04 - Divide the cooked grains among four bowls. Arrange spinach or arugula on one side of each bowl, then top with chickpeas, cherry tomatoes, cucumber, bell pepper, and red onion.
05 - Sprinkle each bowl with crumbled feta cheese, Kalamata olives, and fresh parsley. Drizzle generously with the lemon-herb dressing.
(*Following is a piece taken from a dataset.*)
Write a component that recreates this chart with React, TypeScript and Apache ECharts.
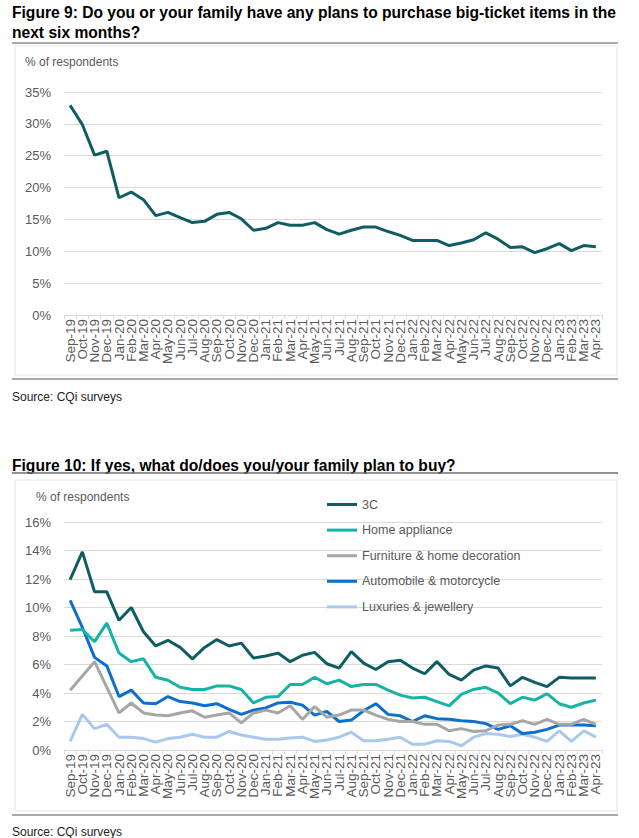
import React, { useEffect, useRef } from 'react';
import * as echarts from 'echarts';

const months = [
  'Sep-19', 'Oct-19', 'Nov-19', 'Dec-19',
  'Jan-20', 'Feb-20', 'Mar-20', 'Apr-20', 'May-20', 'Jun-20', 'Jul-20', 'Aug-20', 'Sep-20', 'Oct-20', 'Nov-20', 'Dec-20',
  'Jan-21', 'Feb-21', 'Mar-21', 'Apr-21', 'May-21', 'Jun-21', 'Jul-21', 'Aug-21', 'Sep-21', 'Oct-21', 'Nov-21', 'Dec-21',
  'Jan-22', 'Feb-22', 'Mar-22', 'Apr-22', 'May-22', 'Jun-22', 'Jul-22', 'Aug-22', 'Sep-22', 'Oct-22', 'Nov-22', 'Dec-22',
  'Jan-23', 'Feb-23', 'Mar-23', 'Apr-23',
];

const bigTicketPlans = [
  32.9, 29.9, 25.1, 25.7, 18.4, 19.3, 18.1, 15.6, 16.1, 15.3, 14.5, 14.7, 15.8, 16.1, 15.1, 13.3,
  13.6, 14.5, 14.1, 14.1, 14.5, 13.4, 12.7, 13.3, 13.8, 13.8, 13.1, 12.5, 11.7, 11.7, 11.7, 10.9,
  11.3, 11.8, 12.9, 11.9, 10.6, 10.7, 9.8, 10.4, 11.2, 10.1, 10.9, 10.7,
];

const seriesNames = ['3C', 'Home appliance', 'Furniture & home decoration', 'Automobile & motorcycle', 'Luxuries & jewellery'];

const threeC = [
  11.95, 13.9, 11.1, 11.1, 9.1, 10.0, 8.3, 7.3, 7.7, 7.2, 6.4, 7.2, 7.75, 7.3, 7.5, 6.45,
  6.6, 6.8, 6.2, 6.65, 6.85, 6.05, 5.75, 6.9, 6.1, 5.65, 6.2, 6.3, 5.75, 5.35, 6.2, 5.3,
  4.9, 5.6, 5.9, 5.75, 4.5, 5.1, 4.75, 4.45, 5.1, 5.05, 5.05, 5.05,
];
const homeAppliance = [
  8.4, 8.45, 7.6, 8.9, 6.8, 6.2, 6.4, 5.1, 4.9, 4.4, 4.25, 4.25, 4.5, 4.5, 4.25, 3.3,
  3.7, 3.75, 4.6, 4.6, 5.1, 4.65, 4.9, 4.45, 4.6, 4.6, 4.2, 3.85, 3.65, 3.7, 3.4, 3.1,
  3.9, 4.25, 4.4, 4.0, 3.25, 3.7, 3.5, 3.95, 3.25, 3.0, 3.3, 3.5,
];
const furniture = [
  4.2, 5.2, 6.2, 4.4, 2.6, 3.3, 2.6, 2.45, 2.4, 2.6, 2.75, 2.3, 2.45, 2.6, 1.9, 2.6,
  2.8, 2.6, 3.1, 2.15, 3.05, 2.3, 2.45, 2.8, 2.8, 2.45, 2.15, 2.0, 2.0, 1.8, 1.8, 1.35,
  1.5, 1.3, 1.35, 1.75, 1.8, 2.05, 1.8, 2.15, 1.8, 1.8, 2.15, 1.8,
];
const automobile = [
  10.5, 8.6, 6.5, 5.9, 3.75, 4.2, 3.3, 3.25, 3.75, 3.4, 3.3, 3.1, 3.25, 2.85, 2.5, 2.8,
  2.95, 3.3, 3.35, 3.15, 2.45, 2.7, 2.0, 2.1, 2.75, 3.25, 2.5, 2.4, 2.0, 2.4, 2.2, 2.15,
  2.05, 2.0, 1.85, 1.45, 1.7, 1.15, 1.25, 1.45, 1.75, 1.75, 1.75, 1.7,
];
const luxuries = [
  0.6, 2.5, 1.5, 1.8, 0.9, 0.9, 0.8, 0.55, 0.8, 0.9, 1.1, 0.9, 0.9, 1.3, 1.05, 0.9,
  0.75, 0.75, 0.85, 0.9, 0.6, 0.7, 0.9, 1.25, 0.65, 0.65, 0.75, 0.9, 0.4, 0.4, 0.65, 0.6,
  0.3, 0.9, 1.15, 1.1, 0.95, 1.1, 0.9, 0.6, 1.35, 0.6, 1.35, 0.9,
];

const seriesData = [threeC, homeAppliance, furniture, automobile, luxuries];
const seriesColors = ['#0f5d62', '#19b3a6', '#a6a6a6', '#0c6fd0', '#a9c8ec'];

const FONT = '"Liberation Sans", Arial, Helvetica, sans-serif';
const LABEL = '#595959';
const GRID = '#d9d9d9';

export default function App() {
  const ref = useRef<HTMLDivElement>(null);

  useEffect(() => {
    if (!ref.current) return;
    const chart = echarts.init(ref.current, null, { renderer: 'svg' });

    const xAxisCommon = (gridIndex: number) => ({
      type: 'category',
      gridIndex,
      data: months,
      boundaryGap: true,
      axisLine: { show: true, lineStyle: { color: GRID, width: 1 } },
      axisTick: { show: true, length: 4, lineStyle: { color: GRID } },
      axisLabel: {
        interval: 0,
        rotate: 90,
        margin: 4,
        color: LABEL,
        fontSize: 13.5,
        fontFamily: FONT,
      },
      splitLine: { show: false },
    });

    const yAxisCommon = (gridIndex: number, max: number, interval: number) => ({
      type: 'value',
      gridIndex,
      min: 0,
      max,
      interval,
      axisLine: { show: false },
      axisTick: { show: false },
      axisLabel: {
        formatter: '{value}%',
        color: LABEL,
        fontSize: 13,
        fontFamily: FONT,
        margin: 13,
      },
      splitLine: { show: true, lineStyle: { color: GRID, width: 1 } },
    });

    const option: any = {
      animation: false,
      textStyle: { fontFamily: FONT },
      grid: [
        { left: 64, right: 37, top: 92, height: 223, containLabel: false },
        { left: 64, right: 37, top: 522, height: 228, containLabel: false },
      ],
      xAxis: [xAxisCommon(0), xAxisCommon(1)],
      yAxis: [yAxisCommon(0, 35, 5), yAxisCommon(1, 16, 2)],
      legend: {
        orient: 'vertical',
        left: 327,
        top: 497,
        padding: 0,
        icon: 'rect',
        itemWidth: 30,
        itemHeight: 3,
        itemGap: 10.6,
        data: seriesNames,
        textStyle: { color: LABEL, fontSize: 12.5, fontFamily: FONT, lineHeight: 15 },
      },
      series: [
        {
          type: 'line',
          name: 'Big-ticket plans',
          xAxisIndex: 0,
          yAxisIndex: 0,
          data: bigTicketPlans,
          symbol: 'none',
          lineStyle: { color: '#0f5d62', width: 3 },
          itemStyle: { color: '#0f5d62' },
        },
        ...seriesNames.map((name, i) => ({
          type: 'line',
          name,
          xAxisIndex: 1,
          yAxisIndex: 1,
          data: seriesData[i],
          symbol: 'none',
          z: 10 - i,
          lineStyle: { color: seriesColors[i], width: 3 },
          itemStyle: { color: seriesColors[i] },
        })),
      ],
      graphic: [
        {
          type: 'text', left: 12, top: 4,
          style: { text: 'Figure 9: Do you or your family have any plans to purchase big-ticket items in the', font: `bold 15.6px ${FONT}`, fill: '#000' },
        },
        {
          type: 'text', left: 12, top: 24,
          style: { text: 'next six months?', font: `bold 15.6px ${FONT}`, fill: '#000' },
        },
        { type: 'line', shape: { x1: 12, y1: 43, x2: 618, y2: 43 }, style: { stroke: '#8c8c8c', lineWidth: 1.5 } },
        { type: 'rect', shape: { x: 15, y: 46, width: 602, height: 329 }, style: { fill: 'none', stroke: '#e6e6e6', lineWidth: 1 }, z: -1 },
        {
          type: 'text', left: 25, top: 56,
          style: { text: '% of respondents', font: `12px ${FONT}`, fill: LABEL },
        },
        { type: 'line', shape: { x1: 12, y1: 379, x2: 618, y2: 379 }, style: { stroke: '#8c8c8c', lineWidth: 1.5 } },
        {
          type: 'text', left: 12, top: 391,
          style: { text: 'Source: CQi surveys', font: `12px ${FONT}`, fill: '#222' },
        },
        {
          type: 'text', left: 12, top: 457,
          style: { text: 'Figure 10: If yes, what do/does you/your family plan to buy?', font: `bold 15.6px ${FONT}`, fill: '#000' },
        },
        { type: 'line', shape: { x1: 12, y1: 473, x2: 618, y2: 473 }, style: { stroke: '#6e6e6e', lineWidth: 1.5 } },
        { type: 'rect', shape: { x: 15, y: 480, width: 602, height: 331 }, style: { fill: 'none', stroke: '#e6e6e6', lineWidth: 1 }, z: -1 },
        {
          type: 'text', left: 36, top: 491,
          style: { text: '% of respondents', font: `12px ${FONT}`, fill: LABEL },
        },
        { type: 'line', shape: { x1: 12, y1: 815, x2: 618, y2: 815 }, style: { stroke: '#8c8c8c', lineWidth: 1.5 } },
        {
          type: 'text', left: 12, top: 826,
          style: { text: 'Source: CQi surveys', font: `12px ${FONT}`, fill: '#222' },
        },
      ],
    };

    chart.setOption(option);
    return () => chart.dispose();
  }, []);

  return (
    <div
      ref={ref}
      style={{ position: 'absolute', left: 0, top: 0, width: 639, height: 838, background: '#fff' }}
    />
  );
}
Serve immediately or chill for a cold grain bowl.

# Expert Advice:

01 -
  • It comes together in under an hour and reheats beautifully for lunch the next day.
  • The lemon herb dressing doubles as a marinade for anything else you throw on the grill this week.
  • You probably have most of these ingredients in your kitchen right now.
02 -
  • Let the farro cool for at least ten minutes before assembling or the spinach will wilt into a sad puddle.
  • The dressing tastes completely different after sitting for twenty minutes, so make it first and let it mingle.
  • Leftovers tighten up in the fridge overnight and the flavors deepen beautifully by day two.
03 -
  • Toast the farro in a dry pan for two minutes before boiling to bring out a deep nutty aroma you cannot get any other way.
  • Mash half the chickpeas with a fork and mix them into the grains for a creamier texture that holds the dressing better.